• **Work to complete**: Quote the material below exactly as written, from the first line to the line that holds "const coreData = dcValues.map((d, i)", endpoints included.

• **Supplied records**:
=-=-=-=-=

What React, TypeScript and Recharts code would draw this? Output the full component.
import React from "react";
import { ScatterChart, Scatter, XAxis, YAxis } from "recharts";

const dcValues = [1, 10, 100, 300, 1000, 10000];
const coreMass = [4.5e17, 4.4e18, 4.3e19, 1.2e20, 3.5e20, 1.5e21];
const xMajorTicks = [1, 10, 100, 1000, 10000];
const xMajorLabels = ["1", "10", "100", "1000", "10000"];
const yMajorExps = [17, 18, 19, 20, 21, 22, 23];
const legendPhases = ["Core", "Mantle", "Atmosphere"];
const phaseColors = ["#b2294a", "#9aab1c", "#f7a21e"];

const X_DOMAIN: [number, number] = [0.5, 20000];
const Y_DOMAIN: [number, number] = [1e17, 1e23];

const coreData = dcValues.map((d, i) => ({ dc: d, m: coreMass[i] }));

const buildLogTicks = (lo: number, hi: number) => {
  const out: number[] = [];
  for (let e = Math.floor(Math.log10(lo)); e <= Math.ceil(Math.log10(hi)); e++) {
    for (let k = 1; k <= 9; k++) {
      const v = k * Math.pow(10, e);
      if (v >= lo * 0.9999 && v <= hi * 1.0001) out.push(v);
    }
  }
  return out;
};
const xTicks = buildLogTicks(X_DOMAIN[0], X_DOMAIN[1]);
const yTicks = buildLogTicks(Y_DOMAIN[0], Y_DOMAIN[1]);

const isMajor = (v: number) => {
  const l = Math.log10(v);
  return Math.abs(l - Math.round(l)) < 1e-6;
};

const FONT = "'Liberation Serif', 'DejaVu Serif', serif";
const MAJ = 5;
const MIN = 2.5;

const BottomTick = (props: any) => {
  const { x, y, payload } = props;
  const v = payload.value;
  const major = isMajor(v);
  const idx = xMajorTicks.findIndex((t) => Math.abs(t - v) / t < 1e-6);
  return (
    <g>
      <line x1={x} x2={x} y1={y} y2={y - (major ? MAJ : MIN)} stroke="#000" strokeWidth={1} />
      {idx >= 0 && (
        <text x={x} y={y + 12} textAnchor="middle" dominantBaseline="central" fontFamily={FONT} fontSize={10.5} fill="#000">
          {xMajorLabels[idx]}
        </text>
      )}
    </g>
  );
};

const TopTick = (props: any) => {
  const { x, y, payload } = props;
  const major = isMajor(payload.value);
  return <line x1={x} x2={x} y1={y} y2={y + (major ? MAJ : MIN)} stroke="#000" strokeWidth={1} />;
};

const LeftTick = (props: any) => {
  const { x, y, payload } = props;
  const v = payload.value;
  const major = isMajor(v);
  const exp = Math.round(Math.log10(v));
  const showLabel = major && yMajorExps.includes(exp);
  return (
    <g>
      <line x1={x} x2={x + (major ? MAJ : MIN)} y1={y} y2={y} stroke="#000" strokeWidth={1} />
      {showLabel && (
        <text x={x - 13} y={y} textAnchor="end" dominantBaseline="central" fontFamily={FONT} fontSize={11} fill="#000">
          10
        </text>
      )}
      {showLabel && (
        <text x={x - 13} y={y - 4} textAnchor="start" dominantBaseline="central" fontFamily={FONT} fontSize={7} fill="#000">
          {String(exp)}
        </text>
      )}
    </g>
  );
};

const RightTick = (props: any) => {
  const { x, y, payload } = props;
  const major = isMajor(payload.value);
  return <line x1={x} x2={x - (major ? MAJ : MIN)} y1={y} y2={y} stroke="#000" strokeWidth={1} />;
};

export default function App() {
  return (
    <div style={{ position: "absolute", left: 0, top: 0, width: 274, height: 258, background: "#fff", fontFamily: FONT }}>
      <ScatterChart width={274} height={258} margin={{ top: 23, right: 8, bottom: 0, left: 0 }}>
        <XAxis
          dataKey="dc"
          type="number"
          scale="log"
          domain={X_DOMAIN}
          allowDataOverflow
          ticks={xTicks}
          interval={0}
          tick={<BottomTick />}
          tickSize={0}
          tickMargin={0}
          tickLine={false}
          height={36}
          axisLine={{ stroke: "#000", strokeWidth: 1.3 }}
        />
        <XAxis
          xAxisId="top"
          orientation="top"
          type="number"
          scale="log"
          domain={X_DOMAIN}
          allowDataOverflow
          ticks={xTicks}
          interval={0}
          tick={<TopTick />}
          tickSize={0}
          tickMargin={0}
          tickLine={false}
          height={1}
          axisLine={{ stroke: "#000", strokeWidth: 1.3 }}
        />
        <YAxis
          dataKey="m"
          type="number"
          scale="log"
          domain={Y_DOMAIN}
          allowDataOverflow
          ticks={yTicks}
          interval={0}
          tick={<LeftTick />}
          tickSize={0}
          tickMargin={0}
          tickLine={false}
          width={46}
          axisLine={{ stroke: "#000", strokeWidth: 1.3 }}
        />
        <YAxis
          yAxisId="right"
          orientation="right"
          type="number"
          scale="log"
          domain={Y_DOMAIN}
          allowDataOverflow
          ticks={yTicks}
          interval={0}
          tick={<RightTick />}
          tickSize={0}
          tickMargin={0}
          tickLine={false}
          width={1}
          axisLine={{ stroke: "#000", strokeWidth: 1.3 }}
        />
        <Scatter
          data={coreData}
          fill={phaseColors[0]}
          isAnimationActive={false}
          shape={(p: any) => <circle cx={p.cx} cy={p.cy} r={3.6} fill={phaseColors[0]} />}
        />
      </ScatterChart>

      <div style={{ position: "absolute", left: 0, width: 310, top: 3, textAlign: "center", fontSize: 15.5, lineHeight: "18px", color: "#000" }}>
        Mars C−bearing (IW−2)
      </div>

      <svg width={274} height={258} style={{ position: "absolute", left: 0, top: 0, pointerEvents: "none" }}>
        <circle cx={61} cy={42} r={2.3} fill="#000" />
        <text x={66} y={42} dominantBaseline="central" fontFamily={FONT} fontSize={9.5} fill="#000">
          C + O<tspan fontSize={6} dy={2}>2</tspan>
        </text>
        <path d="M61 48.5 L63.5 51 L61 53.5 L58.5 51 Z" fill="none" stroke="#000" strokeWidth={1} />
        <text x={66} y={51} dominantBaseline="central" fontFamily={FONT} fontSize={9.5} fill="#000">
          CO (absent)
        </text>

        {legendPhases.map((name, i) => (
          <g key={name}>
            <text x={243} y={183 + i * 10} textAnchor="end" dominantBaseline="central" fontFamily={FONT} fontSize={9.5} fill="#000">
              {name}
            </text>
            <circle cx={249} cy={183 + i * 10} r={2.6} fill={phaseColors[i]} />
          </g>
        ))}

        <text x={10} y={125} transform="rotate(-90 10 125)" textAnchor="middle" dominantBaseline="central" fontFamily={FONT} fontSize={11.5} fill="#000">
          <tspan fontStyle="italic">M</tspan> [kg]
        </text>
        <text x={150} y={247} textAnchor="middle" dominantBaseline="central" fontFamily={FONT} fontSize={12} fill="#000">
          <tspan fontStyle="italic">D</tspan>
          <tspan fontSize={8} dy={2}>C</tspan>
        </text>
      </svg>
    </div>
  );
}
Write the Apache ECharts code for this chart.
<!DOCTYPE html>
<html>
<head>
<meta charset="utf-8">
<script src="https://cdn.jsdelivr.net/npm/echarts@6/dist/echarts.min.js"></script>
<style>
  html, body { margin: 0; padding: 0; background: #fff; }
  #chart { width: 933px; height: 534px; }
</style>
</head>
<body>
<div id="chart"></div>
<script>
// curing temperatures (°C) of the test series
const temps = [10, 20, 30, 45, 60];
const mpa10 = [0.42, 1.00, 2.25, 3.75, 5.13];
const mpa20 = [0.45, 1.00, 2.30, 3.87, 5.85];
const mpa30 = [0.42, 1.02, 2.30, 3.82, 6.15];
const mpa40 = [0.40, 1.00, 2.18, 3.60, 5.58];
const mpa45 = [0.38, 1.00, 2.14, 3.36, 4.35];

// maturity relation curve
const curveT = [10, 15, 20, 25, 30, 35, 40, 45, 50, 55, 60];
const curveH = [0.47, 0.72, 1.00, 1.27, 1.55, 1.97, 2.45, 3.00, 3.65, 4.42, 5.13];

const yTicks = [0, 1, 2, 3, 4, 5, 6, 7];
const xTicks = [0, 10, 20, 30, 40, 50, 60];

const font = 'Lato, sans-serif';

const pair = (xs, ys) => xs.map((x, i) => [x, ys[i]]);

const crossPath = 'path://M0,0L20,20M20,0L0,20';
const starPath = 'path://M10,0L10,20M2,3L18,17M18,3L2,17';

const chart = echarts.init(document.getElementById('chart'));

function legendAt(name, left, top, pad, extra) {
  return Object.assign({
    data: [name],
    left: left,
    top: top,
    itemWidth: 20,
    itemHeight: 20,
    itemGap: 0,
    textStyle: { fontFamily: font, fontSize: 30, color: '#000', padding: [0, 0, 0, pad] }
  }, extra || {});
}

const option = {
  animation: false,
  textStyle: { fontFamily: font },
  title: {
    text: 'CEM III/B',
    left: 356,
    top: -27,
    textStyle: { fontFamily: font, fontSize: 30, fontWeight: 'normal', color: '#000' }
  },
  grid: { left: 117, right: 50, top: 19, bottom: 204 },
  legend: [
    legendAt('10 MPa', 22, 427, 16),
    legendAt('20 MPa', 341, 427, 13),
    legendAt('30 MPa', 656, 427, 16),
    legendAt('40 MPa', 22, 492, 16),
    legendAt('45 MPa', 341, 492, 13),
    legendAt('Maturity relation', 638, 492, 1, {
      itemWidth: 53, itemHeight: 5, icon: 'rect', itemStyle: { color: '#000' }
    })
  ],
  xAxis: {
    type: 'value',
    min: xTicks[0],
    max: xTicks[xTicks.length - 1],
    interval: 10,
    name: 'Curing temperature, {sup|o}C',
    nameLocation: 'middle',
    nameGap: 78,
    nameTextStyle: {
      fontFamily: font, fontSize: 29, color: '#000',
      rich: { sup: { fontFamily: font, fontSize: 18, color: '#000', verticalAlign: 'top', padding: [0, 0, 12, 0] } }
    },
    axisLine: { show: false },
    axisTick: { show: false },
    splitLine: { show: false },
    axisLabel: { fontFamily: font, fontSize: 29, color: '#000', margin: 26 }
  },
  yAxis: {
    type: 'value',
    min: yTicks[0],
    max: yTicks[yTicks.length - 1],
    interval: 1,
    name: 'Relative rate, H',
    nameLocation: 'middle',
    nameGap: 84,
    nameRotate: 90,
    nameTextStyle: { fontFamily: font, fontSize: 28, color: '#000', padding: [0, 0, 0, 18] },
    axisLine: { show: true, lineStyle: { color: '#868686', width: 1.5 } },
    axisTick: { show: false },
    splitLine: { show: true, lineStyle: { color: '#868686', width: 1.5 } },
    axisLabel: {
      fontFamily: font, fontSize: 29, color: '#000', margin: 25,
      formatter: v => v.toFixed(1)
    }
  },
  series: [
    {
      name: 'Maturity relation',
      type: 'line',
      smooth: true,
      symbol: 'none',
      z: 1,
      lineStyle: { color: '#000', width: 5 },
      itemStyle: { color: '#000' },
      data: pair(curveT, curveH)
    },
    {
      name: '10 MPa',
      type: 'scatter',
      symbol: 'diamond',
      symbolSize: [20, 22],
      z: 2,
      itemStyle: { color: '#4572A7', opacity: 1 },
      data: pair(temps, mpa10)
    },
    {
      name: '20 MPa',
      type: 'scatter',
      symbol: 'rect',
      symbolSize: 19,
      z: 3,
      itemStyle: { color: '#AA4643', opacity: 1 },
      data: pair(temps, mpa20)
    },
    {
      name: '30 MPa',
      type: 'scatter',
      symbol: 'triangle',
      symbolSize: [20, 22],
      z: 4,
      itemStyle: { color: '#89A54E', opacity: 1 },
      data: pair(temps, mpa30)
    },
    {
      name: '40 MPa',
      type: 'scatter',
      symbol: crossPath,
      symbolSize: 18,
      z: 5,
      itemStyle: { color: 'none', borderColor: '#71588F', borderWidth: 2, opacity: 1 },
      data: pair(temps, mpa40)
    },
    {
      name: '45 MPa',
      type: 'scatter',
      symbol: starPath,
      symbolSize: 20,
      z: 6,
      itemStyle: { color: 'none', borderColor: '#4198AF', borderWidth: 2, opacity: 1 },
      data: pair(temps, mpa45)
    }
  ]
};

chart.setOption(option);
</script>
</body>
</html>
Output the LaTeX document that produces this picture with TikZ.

=-=-=-=-=

• **Complete answer**:
What React, TypeScript and Recharts code would draw this? Output the full component.
import React from "react";
import { ScatterChart, Scatter, XAxis, YAxis } from "recharts";

const dcValues = [1, 10, 100, 300, 1000, 10000];
const coreMass = [4.5e17, 4.4e18, 4.3e19, 1.2e20, 3.5e20, 1.5e21];
const xMajorTicks = [1, 10, 100, 1000, 10000];
const xMajorLabels = ["1", "10", "100", "1000", "10000"];
const yMajorExps = [17, 18, 19, 20, 21, 22, 23];
const legendPhases = ["Core", "Mantle", "Atmosphere"];
const phaseColors = ["#b2294a", "#9aab1c", "#f7a21e"];

const X_DOMAIN: [number, number] = [0.5, 20000];
const Y_DOMAIN: [number, number] = [1e17, 1e23];

const coreData = dcValues.map((d, i) => ({ dc: d, m: coreMass[i] }));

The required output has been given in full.